The number of studies about COVID-19 has risen steeply from the start of the pandemic, from around 20,000 in early March to over 30,000 as of late June. In an effort to help clinicians digest the vast amount of biomedical knowledge in the literature, researchers affiliated with Columbia, Brandeis, DARPA, UCLA, and UIUC developed a framework — COVID-KG, for “knowledge graph” — that draws on papers to answer natural language questions about drug purposing and more.
The sheer volume of COVID-19 research makes it difficult to sort the wheat from the chaff. Some false information has been promoted on social media and in publication venues like journals. And many results about the virus from different labs and sources are redundant, complementary, or even conflicting.
COVID-KG aims to solve the challenge by reading papers to build multimedia knowledge graphs consisting of nodes and edges. The nodes represent entities and concepts extracted from papers’ text and images, while the edges represent relations involving these entities.
COVID-KG ingests entity types including genes, diseases, chemicals, and organisms; relations like mechanisms, therapeutics, and increased expressions; and events such as gene expression, transcription, and localization. It also draws on entities annotated from an open source data set tailored for COVID-19 studies, which includes entity types like coronaviruses, viral proteins, evolution, materials, and immune response).
COVID-KG extracts visual information from figure images (e.g., microscopic images, dosage response curves, and relational diagrams) to enrich the knowledge graph. After detecting and isolating figures from each document with text in its caption or referring context, it then applies computer vision to spot and separate non-overlapping regions and recognize the molecular structures within each figure.

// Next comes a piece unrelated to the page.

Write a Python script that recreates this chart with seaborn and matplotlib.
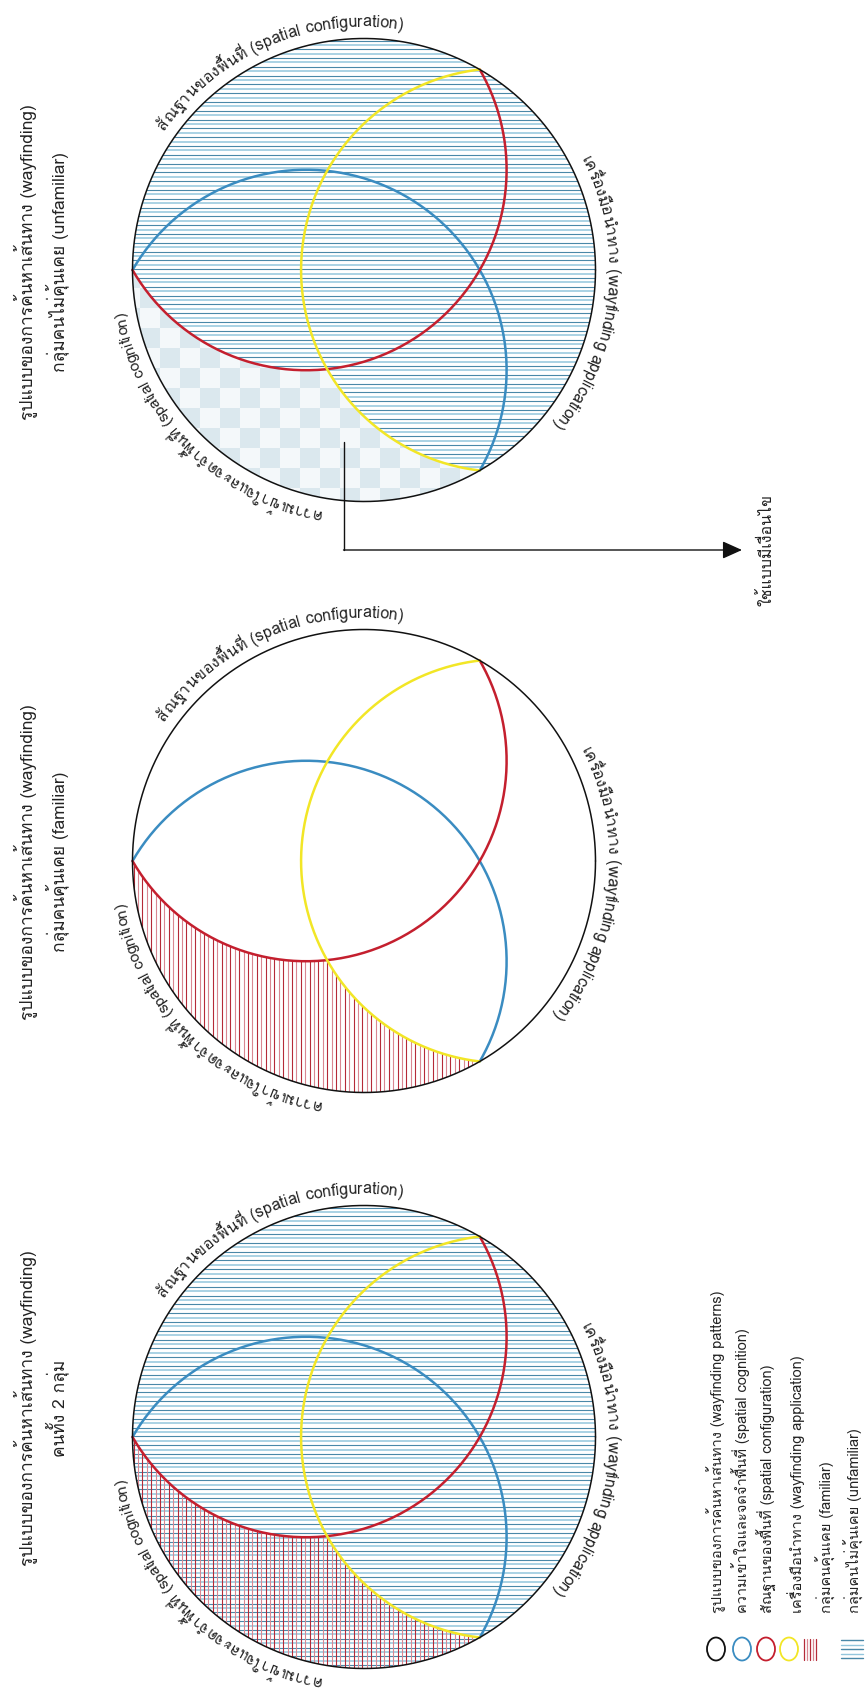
import numpy as np
import pandas as pd
import matplotlib
matplotlib.use("Agg")
import matplotlib.pyplot as plt
import seaborn as sns
from matplotlib import font_manager
from matplotlib.ft2font import FT2Font
from matplotlib.font_manager import FontProperties
from matplotlib.path import Path
from matplotlib.patches import PathPatch, Ellipse, Rectangle
from matplotlib.collections import LineCollection

# ---------------- data ----------------
panel_title = "รูปแบบของการค้นหาเส้นทาง (wayfinding)"
panel_groups = ["กลุ่มคนไม่คุ้นเคย (unfamiliar)", "กลุ่มคนคุ้นเคย (familiar)", "คนทั้ง 2 กลุ่ม"]
panel_modes = ["unfamiliar", "familiar", "both"]
label_configuration = "สัณฐานของพื้นที่ (spatial configuration)"
label_application = "เครื่องมือนำทาง (wayfinding application)"
label_cognition = "ความเข้าใจและจดจำพื้นที่ (spatial cognition)"
legend_labels = ["รูปแบบของการค้นหาเส้นทาง (wayfinding patterns)",
                 "ความเข้าใจและจดจำพื้นที่ (spatial cognition)",
                 "สัณฐานของพื้นที่ (spatial configuration)",
                 "เครื่องมือนำทาง (wayfinding application)",
                 "กลุ่มคนคุ้นเคย (familiar)",
                 "กลุ่มคนไม่คุ้นเคย (unfamiliar)"]
legend_kinds = ["circle", "circle", "circle", "circle", "vhatch", "hhatch"]
arrow_label = "ใช้แบบมีเงื่อนไข"

# ---------------- style ----------------
BLACK = "#111111"
BLUE = "#3a8cc1"
RED = "#c41f2e"
YELLOW = "#f2e626"
H_DARK = "#4a88a8"
H_LIGHT = "#93c6dc"
V_DARK = "#b52a38"
V_LIGHT = "#d98792"
TXT = "#222222"
legend_colors = [BLACK, BLUE, RED, YELLOW, V_DARK, H_DARK]

sns.set_theme(style="white")


def thai_ok(path):
    try:
        cm = FT2Font(path).get_charmap()
        return all(c in cm for c in (0x0E01, 0x0E49, 0x0E32))
    except Exception:
        return False


found = []
for fe in font_manager.fontManager.ttflist:
    if fe.name not in found and thai_ok(fe.fname):
        found.append(fe.name)
pref = [n for n in ["Loma", "Garuda", "Norasi", "Kinnari", "FreeSans", "FreeSerif"] if n in found]
THAI = pref[0] if pref else (found[0] if found else "DejaVu Sans")
FAMILY = [THAI, "DejaVu Sans"]
plt.rcParams["font.family"] = FAMILY

W, H = 867, 1697
fig = plt.figure(figsize=(W / 100, H / 100), dpi=100)
ax = fig.add_axes([0, 0, 1, 1])

R = 231.5
CX = 364
CENTERS_Y = [270, 861, 1437]
TITLE_Y = [262, 862, 1408]
YOFF = 0.6
S3 = np.sqrt(3)


def circ_pts(c, r, a0, a1, n=240):
    a = np.radians(np.linspace(a0, a1, n))
    return np.column_stack([c[0] + r * np.cos(a), c[1] + r * np.sin(a)])


def ang(c, p):
    return np.degrees(np.arctan2(p[1] - c[1], p[0] - c[0]))


def intersect(c1, r1, c2, r2):
    d = np.hypot(*(c2 - c1))
    a = (r1 ** 2 - r2 ** 2 + d ** 2) / (2 * d)
    h = np.sqrt(max(r1 ** 2 - a ** 2, 0))
    u = (c2 - c1) / d
    p = c1 + a * u
    perp = np.array([-u[1], u[0]])
    return p + h * perp, p - h * perp


def geometry(cx, cy):
    C = np.array([cx, cy], float)
    P1 = C + [-R, 0]
    P2 = C + [R / 2, -R * S3 / 2]
    P3 = C + [R / 2, R * S3 / 2]
    rs = R * S3 / 2
    cb = C + [-R / 4, R * S3 / 4]
    cr = C + [-R / 4, -R * S3 / 4]
    cyl = C + [YOFF * R, 0]
    ryl = np.hypot(*(P2 - cyl))
    i1, i2 = intersect(cr, rs, cyl, ryl)
    X = i1 if np.hypot(*(i1 - P2)) > np.hypot(*(i2 - P2)) else i2
    g = dict(C=C, P1=P1, P2=P2, P3=P3)
    g["big"] = circ_pts(C, R, 0, 360, 400)
    g["blue"] = circ_pts(cb, rs, -150, 30)
    g["red"] = circ_pts(cr, rs, 150, -30)
    a3 = ang(cyl, P3)
    a2 = ang(cyl, P2) % 360
    g["yellow"] = circ_pts(cyl, ryl, a3, a2)
    ar_x = ang(cr, X)
    ay_x = ang(cyl, X)
    red_part = circ_pts(cr, rs, 150, ar_x, 120)
    yel_part = circ_pts(cyl, ryl, ay_x, a3, 120)
    big_part = circ_pts(C, R, 60, 180, 160)
    g["regionA"] = np.vstack([red_part, yel_part, big_part])
    rest_big = circ_pts(C, R, 180, 420, 300)
    g["regionB"] = np.vstack([rest_big, yel_part[::-1], red_part[::-1]])
    return g


def clip_patch(poly):
    return PathPatch(Path(np.vstack([poly, poly[:1]]), closed=True), transform=ax.transData,
                     facecolor="none", edgecolor="none")


def hlines(g, poly, z=1):
    cx, cy = g["C"]
    ys = np.arange(cy - R + 2, cy + R, 4.4)
    segs = [[(cx - R - 2, y), (cx + R + 2, y)] for y in ys]
    cols = [H_DARK if i % 2 == 0 else H_LIGHT for i in range(len(ys))]
    lws = [0.8 if i % 2 == 0 else 1.1 for i in range(len(ys))]
    lc = LineCollection(segs, colors=cols, linewidths=lws, zorder=z)
    ax.add_collection(lc)
    lc.set_clip_path(clip_patch(poly))


def vlines(g, poly, z=2):
    cx, cy = g["C"]
    xs = np.arange(cx - R + 1, cx + R, 4.4)
    segs = [[(x, cy - R - 2), (x, cy + R + 2)] for x in xs]
    cols = [V_DARK if i % 2 == 0 else V_LIGHT for i in range(len(xs))]
    lc = LineCollection(segs, colors=cols, linewidths=0.8, zorder=z)
    ax.add_collection(lc)
    lc.set_clip_path(clip_patch(poly))


def checker(g, poly, z=1):
    cx, cy = g["C"]
    cp = clip_patch(poly)
    x0 = cx - 4 - 20 * 12
    y0 = cy - 2 - 20 * 12
    for i in range(25):
        for j in range(25):
            col = "#dbe8ee" if (i + j) % 2 == 0 else "#f4f8fa"
            rect = Rectangle((x0 + 20 * i, y0 + 20 * j), 20, 20, facecolor=col,
                             edgecolor="none", zorder=z)
            ax.add_patch(rect)
            rect.set_clip_path(cp)


def draw_curve(pts, color, lw, z):
    df = pd.DataFrame({"x": pts[:, 0], "y": pts[:, 1]})
    sns.lineplot(data=df, x="x", y="y", sort=False, estimator=None, color=color,
                 linewidth=lw, ax=ax, zorder=z)


# zero-advance Thai marks, plus sara am which draws over the previous consonant
JOIN = set(chr(c) for c in [0x0E31, 0x0E33] + list(range(0x0E34, 0x0E3B)) + list(range(0x0E47, 0x0E4F)))
FT_MAIN = FT2Font(font_manager.findfont(FontProperties(family=THAI)))
FT_FALL = FT2Font(font_manager.findfont(FontProperties(family="DejaVu Sans")))
CM_MAIN = FT_MAIN.get_charmap()


def advances(text, fs):
    FT_MAIN.set_size(fs, 100)
    FT_FALL.set_size(fs, 100)
    out = []
    for ch in text:
        f = FT_MAIN if ord(ch) in CM_MAIN else FT_FALL
        gl = f.load_char(ord(ch))
        out.append(gl.linearHoriAdvance / 65536)
    return out


def curved_text(text, C, r, theta_mid, fs):
    fp = FontProperties(family=FAMILY, size=fs)
    clusters, widths = [], []
    for ch, adv in zip(text, advances(text, fs)):
        if clusters and ch in JOIN:
            clusters[-1] += ch
            widths[-1] += adv
        else:
            clusters.append(ch)
            widths.append(adv)
    total = sum(widths)
    s = 0.0
    for c, w in zip(clusters, widths):
        sc = s + w / 2
        th = np.radians(theta_mid) + (total / 2 - sc) / r
        x = C[0] + r * np.cos(th)
        y = C[1] - r * np.sin(th)
        if c.strip():
            ax.text(x, y, c, rotation=np.degrees(th) - 90, rotation_mode="anchor",
                    ha="center", va="baseline", fontproperties=fp, color=TXT, zorder=6)
        s += w


for k, (cy, ty, mode, grp) in enumerate(zip(CENTERS_Y, TITLE_Y, panel_modes, panel_groups)):
    g = geometry(CX, cy)
    if mode == "unfamiliar":
        hlines(g, g["regionB"])
        checker(g, g["regionA"])
    elif mode == "familiar":
        vlines(g, g["regionA"])
    else:
        hlines(g, g["big"])
        vlines(g, g["regionA"])
    draw_curve(g["big"], BLACK, 1.1, 5)
    draw_curve(g["blue"], BLUE, 1.8, 4)
    draw_curve(g["red"], RED, 1.8, 4)
    draw_curve(g["yellow"], YELLOW, 1.8, 4)
    rl = R + 12
    curved_text(label_configuration, g["C"], rl, 113, 11.5)
    curved_text(label_application, g["C"], rl, -6, 11.5)
    curved_text(label_cognition, g["C"], rl, 225, 11.0)
    ax.text(25, ty, panel_title, rotation=90, ha="center", va="center", fontsize=12.5, color=TXT)
    ax.text(57, ty, grp, rotation=90, ha="center", va="center", fontsize=12.5, color=TXT)

# arrow from the conditional region
ax.plot([344, 344], [442, 550], color=BLACK, lw=1.0, zorder=7)
ax.annotate("", xy=(742, 550), xytext=(343.5, 550),
            arrowprops=dict(arrowstyle="-|>,head_length=1.0,head_width=0.45", color=BLACK, lw=1.0,
                            shrinkA=0, shrinkB=0), zorder=7)
ax.text(767, 550, arrow_label, rotation=90, ha="center", va="center", fontsize=11.5, color=TXT)

# legend
sym_x = [716, 742, 766, 789, 810, 852]
lab_x = [716, 741, 767, 796, 826, 854]
for lab, kind, col, sx, lx in zip(legend_labels, legend_kinds, legend_colors, sym_x, lab_x):
    if kind == "circle":
        ax.add_patch(Ellipse((sx, 1649), 18, 23, facecolor="none", edgecolor=col, lw=1.3))
    elif kind == "vhatch":
        for i, dx in enumerate(np.arange(-6, 7, 3)):
            ax.plot([sx + dx, sx + dx], [1639, 1660], color=V_DARK if i % 2 == 0 else V_LIGHT, lw=0.9)
    else:
        for i, dy in enumerate(np.arange(-9, 10, 4.5)):
            ax.plot([sx - 11, sx + 11], [1649 + dy, 1649 + dy], color=H_DARK if i % 2 == 0 else H_LIGHT, lw=1.0)
    ax.text(lx, 1613, lab, rotation=90, rotation_mode="anchor", ha="left", va="center",
            fontsize=10.5, color=TXT)

ax.set_xlim(0, W)
ax.set_ylim(H, 0)
ax.set_aspect("equal")
ax.axis("off")
fig.savefig("out.png", dpi=100, facecolor="white")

COVID-KG provides semantic visualizations like tag clouds and heat maps that allow researchers to get a view of selected relations from hundreds or thousands of papers at a single glance. This, in turn, allows for the identification of relationships that would typically be missed by keyword searches or simple word cloud or heatmap displays.
In a case study, the researchers posed a series of 11 questions typically answered in a drug repurposing report to COVID-KG, like “Was the drug identified by manual or computation screen?” and “Has the drug shown evidence of systemic toxicity?” With three drugs suggested by DARPA biologists (benazepril, losartan, and amodiaquine) as targets, they used COVID-KG to construct a knowledge base from 25,534 peer-reviewed papers.
Given the question “What is the drug class and what is it currently approved to treat?” for benazepril, COVID-KG responded with:
The team reports that in the opinion of clinicians and medical school students who reviewed the results, COVID-KG’s answers were “informative, valid, and sound.” In the future, the coauthors plan to extend the system to automate the creation of new hypotheses by predicting new links. They also hope to produce a common semantic space for literature and apply it to improve COVID-KG’s cross-media knowledge grounding, inference, and transfer.
“With COVID-KG, researchers and clinicians are able to obtain trustworthy and non-trivial answers from scientific literature, and thus focus on more important hypothesis testing, and prioritize the analysis efforts for candidate exploration directions,” the coauthors wrote. “In our ongoing work we have created a new ontology that includes 77 entity subtypes and 58 event subtypes, and we are re-building an end-to-end joint neural … system following this new ontology.”